The study of the genotype-phenotype map has recently been spurred by a new development: the advent of evolutionary computation. Evolutionary computation is a recently burgeoning field in which the principles of selective breeding are applied to optimization and engineering problems. It includes genetic algorithms (Holland, 1992), evolutionary strategies (Rechenberg, 1973, 1994), evolutionary programming (Fogel, Owens, and Walsh, 1966), and genetic programming (Koza, 1992).
In an evolutionary algorithm, for a particular problem (such as producing a neural network that recognizes a face) the space of possible solutions is represented as a data structure upon which certain "genetic" operations can act (such as mutation or recombination of the data), to produce variant "offspring". The offspring are then selected according to how well they carry out the desired behavior as parents for subsequent "breeding". An algorithm iterates this procedure, and the population of candidate solutions evolves.
In many problems, evolutionary algorithms have been found to produce solutions better than any that have been produced by rational design, or better than other search and optimization algorithms. In other cases, however, evolutionary algorithms fail miserably. The engineer is faced with the practical problem of understanding why. In so doing, researchers are gaining experience in a new domain of evolutionary phenomena. Their experience parallels in many ways the experience of animal and plant breeders, with one great exception: the programmer controls the genetic system.

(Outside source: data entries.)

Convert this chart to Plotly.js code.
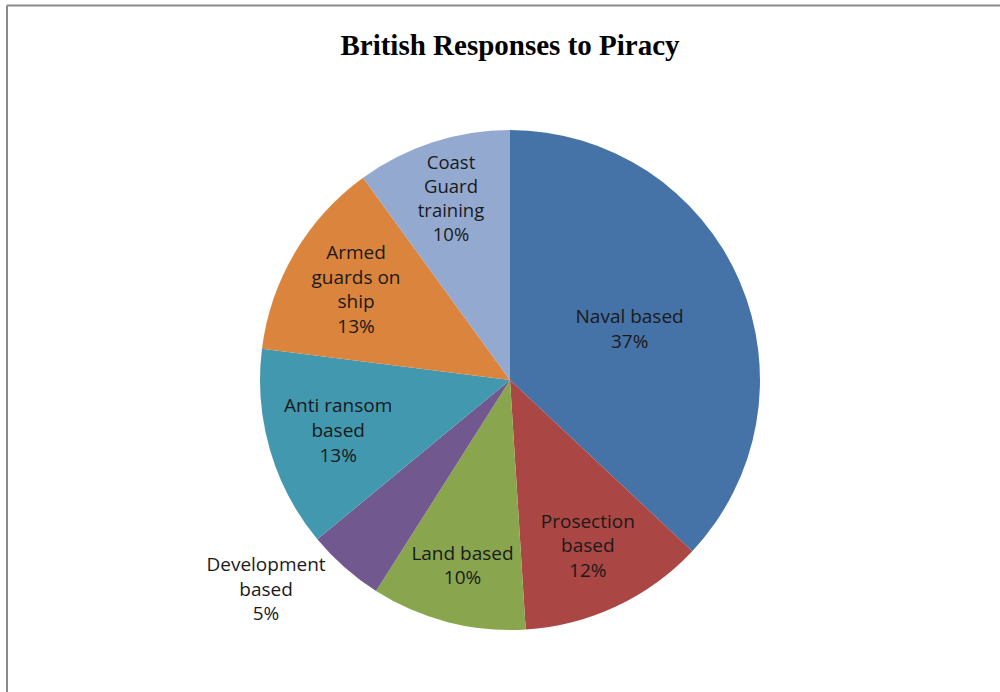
<!DOCTYPE html>
<html>
<head>
<meta charset="utf-8">
<script src="https://cdn.plot.ly/plotly-3.0.1.min.js"></script>
<style>html,body{margin:0;padding:0;background:#fff;}#chart{width:1000px;height:692px;}</style>
</head>
<body>
<div id="chart"></div>
<script>
const categories = ["Naval based", "Prosection based", "Land based", "Development based", "Anti ransom based", "Armed guards on ship", "Coast Guard training"];
const displayLabels = ["Naval based", "Prosection<br>based", "Land based", "Development<br>based", "Anti ransom<br>based", "Armed<br>guards on<br>ship", "Coast<br>Guard<br>training"];
const shares = [37, 12, 10, 5, 13, 13, 10];
const sliceColors = ["#4572A7", "#AA4643", "#89A54E", "#71588F", "#4198AF", "#DB843D", "#93A9CF"];
const textPositions = ["inside", "inside", "inside", "outside", "inside", "inside", "inside"];

const trace = {
  type: "pie",
  labels: categories,
  values: shares,
  customdata: displayLabels,
  sort: false,
  direction: "clockwise",
  rotation: 0,
  marker: {colors: sliceColors, line: {color: "#ffffff", width: 0}},
  texttemplate: "%{customdata}<br>%{percent:.0%}",
  textposition: textPositions,
  insidetextorientation: "horizontal",
  textfont: {family: "Open Sans, Liberation Sans, sans-serif", size: 19, color: "#1a1a1a"},
  outsidetextfont: {family: "Open Sans, Liberation Sans, sans-serif", size: 19, color: "#1a1a1a"},
  hoverinfo: "label+percent",
  domain: {x: [0.26, 0.76], y: [0.0896, 0.8121]},
  automargin: false
};

const layout = {
  width: 1000, height: 692,
  margin: {l: 0, r: 0, t: 0, b: 0},
  paper_bgcolor: "#ffffff",
  showlegend: false,
  title: {text: "<b>British Responses to Piracy</b>", x: 0.51, xanchor: "center", y: 0.935, yanchor: "middle",
          font: {family: "Liberation Serif, Times New Roman, serif", size: 29, color: "#000000"}},
  shapes: [
    {type: "line", xref: "paper", yref: "paper", x0: 0.007, x1: 0.007, y0: 0, y1: 0.992, line: {color: "#8a8a8a", width: 2}},
    {type: "line", xref: "paper", yref: "paper", x0: 0.007, x1: 1, y0: 0.992, y1: 0.992, line: {color: "#8a8a8a", width: 2}}
  ]
};

Plotly.newPlot("chart", [trace], layout, {displayModeBar: false, staticPlot: true});
</script>
</body>
</html>
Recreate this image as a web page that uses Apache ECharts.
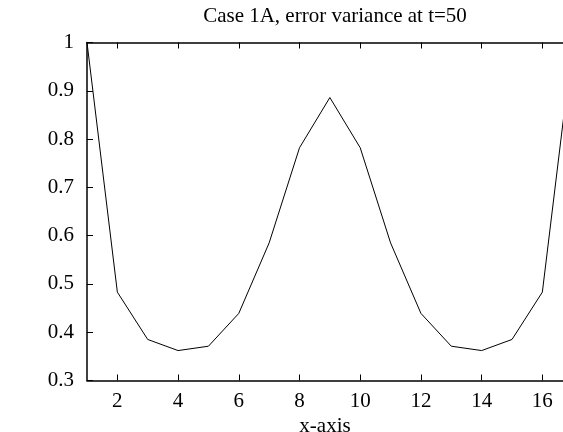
<!DOCTYPE html>
<html>
<head>
<meta charset="utf-8">
<script src="https://cdn.jsdelivr.net/npm/echarts@6/dist/echarts.min.js"></script>
<style>
    html, body { margin: 0; padding: 0; background: #fff; }
    #chart { width: 563px; height: 432px; }
</style>
</head>
<body>
<div id="chart"></div>
<script>
// data
const xValues = [1, 2, 3, 4, 5, 6, 7, 8, 9, 10, 11, 12, 13, 14, 15, 16, 17];
const errVar = [1.0, 0.483, 0.385, 0.362, 0.371, 0.439, 0.585, 0.782, 0.886, 0.782, 0.585, 0.439, 0.371, 0.362, 0.385, 0.483, 1.0];
const xTicks = [2, 4, 6, 8, 10, 12, 14, 16];

const font = '"Liberation Serif", "DejaVu Serif", serif';
const chart = echarts.init(document.getElementById('chart'));

const tickInside = { show: true, inside: true, length: 6, lineStyle: { color: '#000', width: 1 } };

// the original plot is cut at the right edge of the image, around x = 16.68
const xMax = 16.68;

chart.setOption({
    animation: false,
    backgroundColor: '#fff',
    title: {
        text: 'Case 1A, error variance at t=50',
        left: 330,
        top: 1,
        textAlign: 'center',
        textStyle: { fontFamily: font, fontWeight: 'normal', fontSize: 21, color: '#000' }
    },
    grid: { left: 87, right: 0, top: 42.5, bottom: 51.5, containLabel: false, outerBoundsMode: 'none' },
    xAxis: [
        {
            type: 'value',
            min: 1,
            max: xMax,
            position: 'bottom',
            name: 'x-axis',
            nameLocation: 'middle',
            nameGap: 32,
            nameTextStyle: { fontFamily: font, fontSize: 21, color: '#000' },
            axisLine: { show: true, onZero: false, lineStyle: { color: '#000', width: 1.5 } },
            axisTick: Object.assign({ customValues: xTicks }, tickInside),
            axisLabel: { customValues: xTicks, fontFamily: font, fontSize: 21, color: '#000', margin: 10 },
            splitLine: { show: false }
        },
        {
            type: 'value',
            min: 1,
            max: xMax,
            position: 'top',
            axisLine: { show: true, onZero: false, lineStyle: { color: '#000', width: 1.5 } },
            axisTick: Object.assign({ customValues: xTicks }, tickInside),
            axisLabel: { show: false },
            splitLine: { show: false }
        }
    ],
    yAxis: [
        {
            type: 'value',
            min: 0.3,
            max: 1,
            interval: 0.1,
            position: 'left',
            axisLine: { show: true, onZero: false, lineStyle: { color: '#000', width: 1.5 } },
            axisTick: tickInside,
            axisLabel: {
                fontFamily: font, fontSize: 21, color: '#000', margin: 13,
                formatter: v => String(Math.round(v * 10) / 10)
            },
            splitLine: { show: false }
        }
    ],
    series: [
        {
            type: 'line',
            data: xValues.map((x, i) => [x, errVar[i]]),
            showSymbol: false,
            lineStyle: { color: '#000', width: 1 },
            clip: true
        }
    ]
});
</script>
</body>
</html>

What turns out to be crucial to the success of the evolutionary algorithm is how the candidate solutions are represented as data structures. This is known as the representation problem, and its appearance in evolutionary computation parallels its appearance in other areas of artificial intelligence (e.g. Lehmann, 1988; Rich and Knight, 1991; Winston, 1992; Jones, 1995). The process of adaptation can proceed only to the extent that favorable mutations occur, and this depends on how genetic variation maps onto phenotypic variation.
Biologists are not confronted by this problem because they study the end-products of evolution, which are prima facie evidence that the favorable mutations have occurred at a sufficient rate. Furthermore, a biologist wanting to study this question faces great methodological hurdles; comparative and experimental approaches to the problem are blocked because one cannot simply pick alternate genetic systems that produce the same phenotype and compare their capabilities to produce adaptive variation. In evolutionary computation, however, this is possible.

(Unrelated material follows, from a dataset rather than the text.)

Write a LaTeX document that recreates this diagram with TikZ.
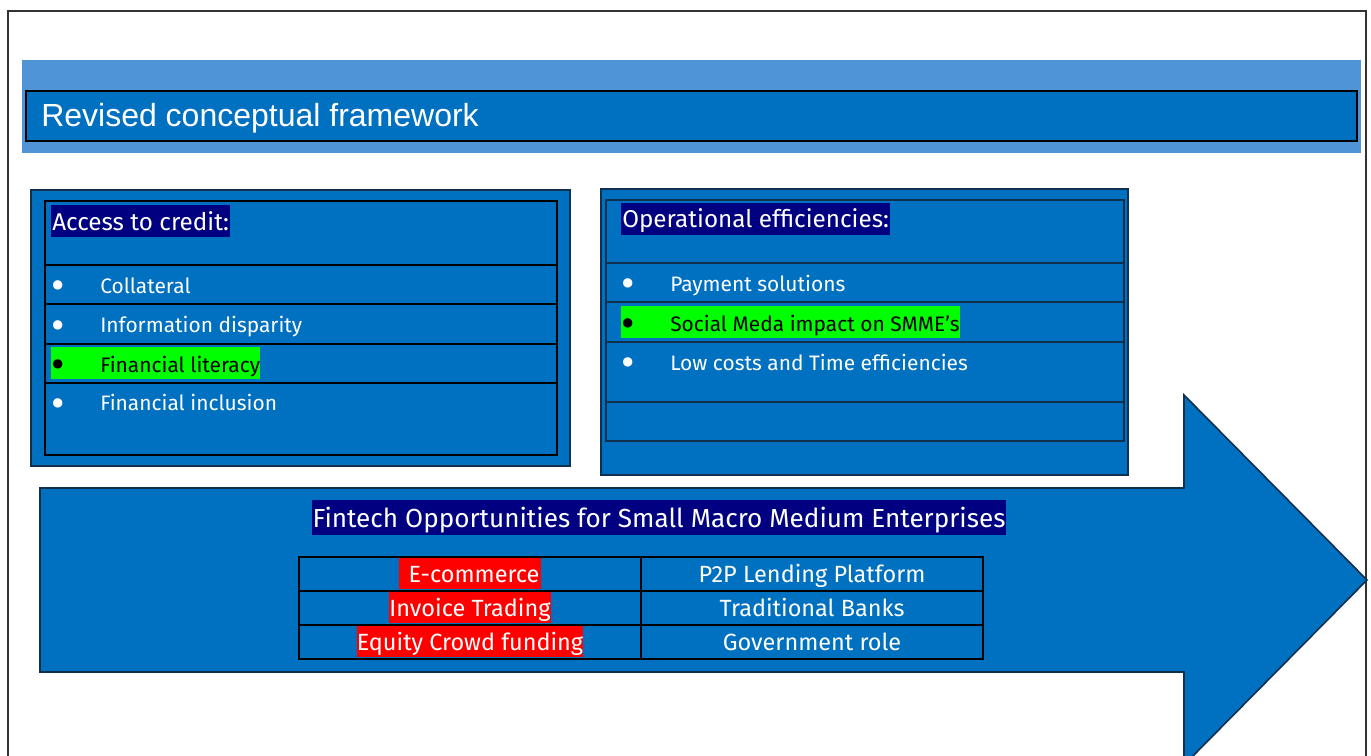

Among the earliest experiments in evolutionary computation, Friedberg (1959) attempted to evolve functioning computer programs by mutating and selecting the code, but found that mutations effectively randomized the behavior of the programs, and adaptive evolution was impossible; there is no way to improve the performance of a conventional computer program by randomly altering letters in the source code. It became understood that the mutation/selection process is not universally effective in producing adaptation if favorable mutations cannot be produced (see for instance Bossert (1967), Bremermann et al. (1966), Eden (1967), or Simon (1965)). In contrast to Friedberg's results, Koza (1992) succeeded in evolving computer programs that perform well on complex tasks (such as prediction of protein structure or random number generation) by recombining branches of parse trees for the programs. Thomas Ray (1992) succeeded in designing computer programs that exhibit evolution as an emergent property by careful design of the data structures. The difference between Friedberg and Koza's systems was in the representation of the computer programs and the way genetic operators act on them.

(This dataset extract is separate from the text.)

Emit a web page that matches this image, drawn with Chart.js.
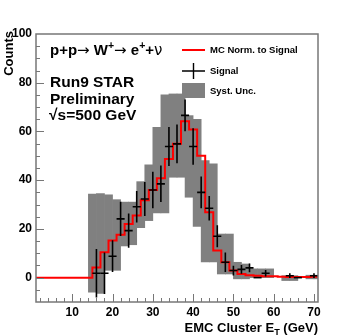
<!DOCTYPE html>
<html>
<head>
<meta charset="utf-8">
<script src="https://cdn.jsdelivr.net/npm/chart.js@4.4.1/dist/chart.umd.min.js"></script>
<style>
html, body { margin: 0; padding: 0; background: #fff; }
</style>
</head>
<body>
<canvas id="grafico" width="354" height="336"></canvas>
<script>
// MC normalizado (centros de bin de 2 GeV)
const mcCentros = [2, 4, 6, 8, 10, 12, 14, 16, 18, 20, 22, 24, 26, 28, 30, 32, 34, 36, 38, 40,
                   42, 44, 46, 48, 50, 52, 54, 56, 58, 60, 62, 64, 66, 68, 70];
const mcValores = [0, 0, 0, 0, 0, 0, 0, 4.2, 10.4, 15.2, 17.6, 22, 25.5, 31.8, 36, 40.8, 48.7, 55, 64.2, 60.8,
                   50, 26.8, 11.1, 6.3, 2.9, 1.5, 1.0, 0.8, 0.6, 0.6, 0.4, 0.3, 0.3, 0.3, 0.4];

// senal
const senalX   = [16, 18, 20, 22, 24, 26, 28, 30, 32, 34, 36, 38, 40, 42, 44, 46, 48, 50, 52, 54, 56, 58, 64, 66, 70];
const senalY   = [1.8, 1.8, 8.8, 24.1, 19.3, 29.1, 32.3, 36, 38.5, 53.8, 54.9, 66.6, 53.8, 35, 28.5, 17, 6.3, 2.9, 3.4, 4, 0, 1.8, 0.8, 0, 0.8];
const senalErr = [10, 8.5, 6.5, 7, 7, 6.5, 7, 7.5, 7.5, 8, 8, 6.5, 7.5, 6.5, 5, 4.5, 4, 2, 1.8, 1.8, 0, 1.3, 1, 0, 1];

// incertidumbre sistematica
const sistX    = [15, 17, 19, 21, 23, 25, 27, 29, 31, 33, 35, 37, 39, 41, 43, 45, 47, 49, 51, 53, 55, 57, 59, 63, 65, 69, 71];
const sistBajo = [-6, -6.5, 3, 3, 13, 13.5, 20.5, 23.4, 26.6, 26.6, 41.2, 41.2, 33, 21, 6.5, 6.5, 1.5, 1.5, -0.5, -0.5, 0, 0, 0, -1.2, -1.2, -0.5, -0.5];
const sistAlto = [34.3, 34.5, 34, 32, 31, 31, 39.4, 46.3, 61.7, 75, 75.4, 75.4, 66.5, 65, 48, 46.7, 17.9, 17.9, 6.3, 5.6, 3.6, 3.6, 3.6, 0.8, 0.8, 1, 1];

// marcas con etiqueta
const ticksX = [10, 20, 30, 40, 50, 60, 70];
const ticksY = [0, 20, 40, 60, 80, 100];

const fuente = '"Liberation Sans", Arial, Helvetica, sans-serif';
const fuenteSimbolo = '"DejaVu Sans", sans-serif';
const gris = '#808080';
const marco = '#777777';

// histograma como escalera: borde inferior de cada bin + cierre
const mcPuntos = mcCentros.map((c, i) => ({ x: c - 1, y: mcValores[i] }));
mcPuntos.push({ x: mcCentros[mcCentros.length - 1] + 1, y: mcValores[mcValores.length - 1] });

function fuenteParte(p, tam) {
    const t = p.sup || p.sub ? tam * 0.7 : tam;
    if (p.simbolo) return t + 'px ' + fuenteSimbolo;
    return 'bold ' + t + 'px ' + fuente;
}

function textoPartes(ctx, partes, x, y, tam) {
    let cx = x;
    partes.forEach(p => {
        ctx.font = fuenteParte(p, tam);
        let dy = 0;
        if (p.sup) dy = -tam * 0.4;
        if (p.sub) dy = tam * 0.25;
        ctx.fillText(p.t, cx, y + dy);
        cx += ctx.measureText(p.t).width;
    });
    return cx - x;
}

function anchoPartes(ctx, partes, tam) {
    let w = 0;
    partes.forEach(p => {
        ctx.font = fuenteParte(p, tam);
        w += ctx.measureText(p.t).width;
    });
    return w;
}

const decorado = {
    id: 'decorado',
    afterDatasetsDraw(chart) {
        const ctx = chart.ctx;
        const a = chart.chartArea;
        const x = chart.scales.x;
        const y = chart.scales.y;
        ctx.save();

        // barras de error de la senal
        ctx.strokeStyle = '#000';
        ctx.lineWidth = 1.6;
        senalX.forEach((v, i) => {
            const px = x.getPixelForValue(v);
            const py = y.getPixelForValue(senalY[i]);
            ctx.beginPath();
            ctx.moveTo(x.getPixelForValue(v - 1), py);
            ctx.lineTo(x.getPixelForValue(v + 1), py);
            if (senalErr[i] > 0) {
                ctx.moveTo(px, y.getPixelForValue(senalY[i] - senalErr[i]));
                ctx.lineTo(px, y.getPixelForValue(senalY[i] + senalErr[i]));
            }
            ctx.stroke();
        });

        // marco y marcas hacia adentro
        ctx.strokeStyle = marco;
        ctx.lineWidth = 1.5;
        ctx.strokeRect(a.left, a.top, a.right - a.left, a.bottom - a.top);
        ctx.lineWidth = 1;
        ctx.beginPath();
        for (let v = 2; v <= 70; v += 2) {
            const px = Math.round(x.getPixelForValue(v)) + 0.5;
            const largo = v % 10 === 0 ? 8 : 4;
            ctx.moveTo(px, a.bottom);
            ctx.lineTo(px, a.bottom - largo);
        }
        for (let v = -5; v <= 95; v += 5) {
            const py = Math.round(y.getPixelForValue(v)) + 0.5;
            const largo = v % 20 === 0 ? 8 : 4;
            ctx.moveTo(a.left, py);
            ctx.lineTo(a.left + largo, py);
        }
        ctx.stroke();

        // titulos de ejes
        ctx.fillStyle = '#000';
        ctx.textBaseline = 'alphabetic';
        ctx.textAlign = 'left';
        const tituloX = [{ t: 'EMC Cluster E' }, { t: 'T', sub: true }, { t: ' (GeV)' }];
        const wx = anchoPartes(ctx, tituloX, 13);
        textoPartes(ctx, tituloX, a.right - wx, 331.5, 13);

        ctx.save();
        ctx.translate(13, 31);
        ctx.rotate(-Math.PI / 2);
        ctx.textAlign = 'right';
        ctx.font = 'bold 13px ' + fuente;
        ctx.fillText('Counts', 0, 0);
        ctx.restore();

        // textos del panel
        ctx.textAlign = 'left';
        textoPartes(ctx, [{ t: 'p+p' }, { t: '\u2192', simbolo: true }, { t: ' W' }, { t: '+', sup: true },
                          { t: '\u2192', simbolo: true }, { t: ' e' }, { t: '+', sup: true }, { t: '+' },
                          { t: '\u03bd', simbolo: true }], 50, 55, 15);
        ctx.font = 'bold 15.5px ' + fuente;
        ctx.fillText('Run9 STAR', 50, 87);
        ctx.fillText('Preliminary', 50, 103.5);
        ctx.fillText('\u221as=500 GeV', 49, 120);

        // leyenda
        ctx.strokeStyle = '#ff0000';
        ctx.lineWidth = 2;
        ctx.beginPath();
        ctx.moveTo(182, 50);
        ctx.lineTo(205, 50);
        ctx.stroke();
        ctx.strokeStyle = '#000';
        ctx.lineWidth = 1.4;
        ctx.beginPath();
        ctx.moveTo(182, 71);
        ctx.lineTo(205, 71);
        ctx.moveTo(193.5, 63);
        ctx.lineTo(193.5, 79);
        ctx.stroke();
        ctx.fillStyle = gris;
        ctx.fillRect(182, 83, 23, 15);
        ctx.fillStyle = '#000';
        ctx.textBaseline = 'middle';
        ctx.font = 'bold 9.5px ' + fuente;
        ctx.fillText('MC Norm. to Signal', 210, 50);
        ctx.fillText('Signal', 210, 71);
        ctx.fillText('Syst. Unc.', 210, 91);

        ctx.restore();
    }
};

new Chart(document.getElementById('grafico'), {
    data: {
        datasets: [{
            type: 'bar',
            label: 'Syst. Unc.',
            data: sistX.map((c, i) => ({ x: c, y: [sistBajo[i], sistAlto[i]] })),
            backgroundColor: gris,
            borderWidth: 0,
            barPercentage: 1,
            categoryPercentage: 1,
            order: 3
        }, {
            type: 'line',
            label: 'MC Norm. to Signal',
            data: mcPuntos,
            borderColor: '#ff0000',
            borderWidth: 2,
            stepped: 'before',
            pointRadius: 0,
            fill: false,
            order: 2
        }, {
            type: 'scatter',
            label: 'Signal',
            data: senalX.map((c, i) => ({ x: c, y: senalY[i] })),
            pointRadius: 0,
            order: 1
        }]
    },
    options: {
        responsive: false,
        animation: false,
        devicePixelRatio: 1,
        layout: { padding: { top: 34, right: 36, left: 0, bottom: 0 } },
        plugins: { legend: { display: false }, tooltip: { enabled: false } },
        scales: {
            x: {
                type: 'linear',
                min: 1,
                max: 71,
                offset: false,
                grid: { display: false, drawTicks: false },
                border: { display: false },
                ticks: { padding: 3, color: '#000', maxRotation: 0, autoSkip: false,
                         font: { family: fuente, size: 12, weight: 'bold' } },
                afterBuildTicks: s => { s.ticks = ticksX.map(v => ({ value: v })); },
                afterFit: s => { s.height = 34; }
            },
            y: {
                type: 'linear',
                min: -10,
                max: 100,
                grid: { display: false, drawTicks: false },
                border: { display: false },
                ticks: { padding: 4, color: '#000', autoSkip: false,
                         font: { family: fuente, size: 12, weight: 'bold' } },
                afterBuildTicks: s => { s.ticks = ticksY.map(v => ({ value: v })); },
                afterFit: s => { s.width = 36; }
            }
        }
    },
    plugins: [decorado]
});
</script>
</body>
</html>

Hence, the Darwinian solution of optimization problems is possible if and only if the problem is "coded" in a way that makes the mutation-recombination-selection procedure an effective one. The "representation problem" is how to code a problem such that random variation and selection can lead to a solution. The representation problem underlies the issue of whether selection, mutation, and/or recombination can produce adaptation.
For biology the "representation problem" has some unsettling implications. If, as evolutionary biology asserts, all adaptations are the result of mutation and selection, organisms have to be evolvable. But once one calls into question the inevitability of organisms being evolvable, one can ask, how and why did an evolvable genome originate in the first place? Is it a fortuitous consequence of physics, or of biochemistry, or a "frozen accident" from life's origin? Are the genetic representations of the phenotype a product of evolution? What, if any, are the evolutionary forces that shape the genotype-phenotype map?
The thesis of this essay is that the genotype-phenotype map is under genetic control and therefore evolvable. Further we suggest that its evolution explains seemingly unrelated problems of evolutionary biology: the role of epistasis in adaptation, genetic canalization, developmental constraints, developmental and morphological integration, biological versatility, the evolution of complex adaptations, the biological basis of homology and perhaps the origin of body plans. Evolutionary computation may provide a fertile new source of experience from which these different problems in evolutionary biology can be integrated.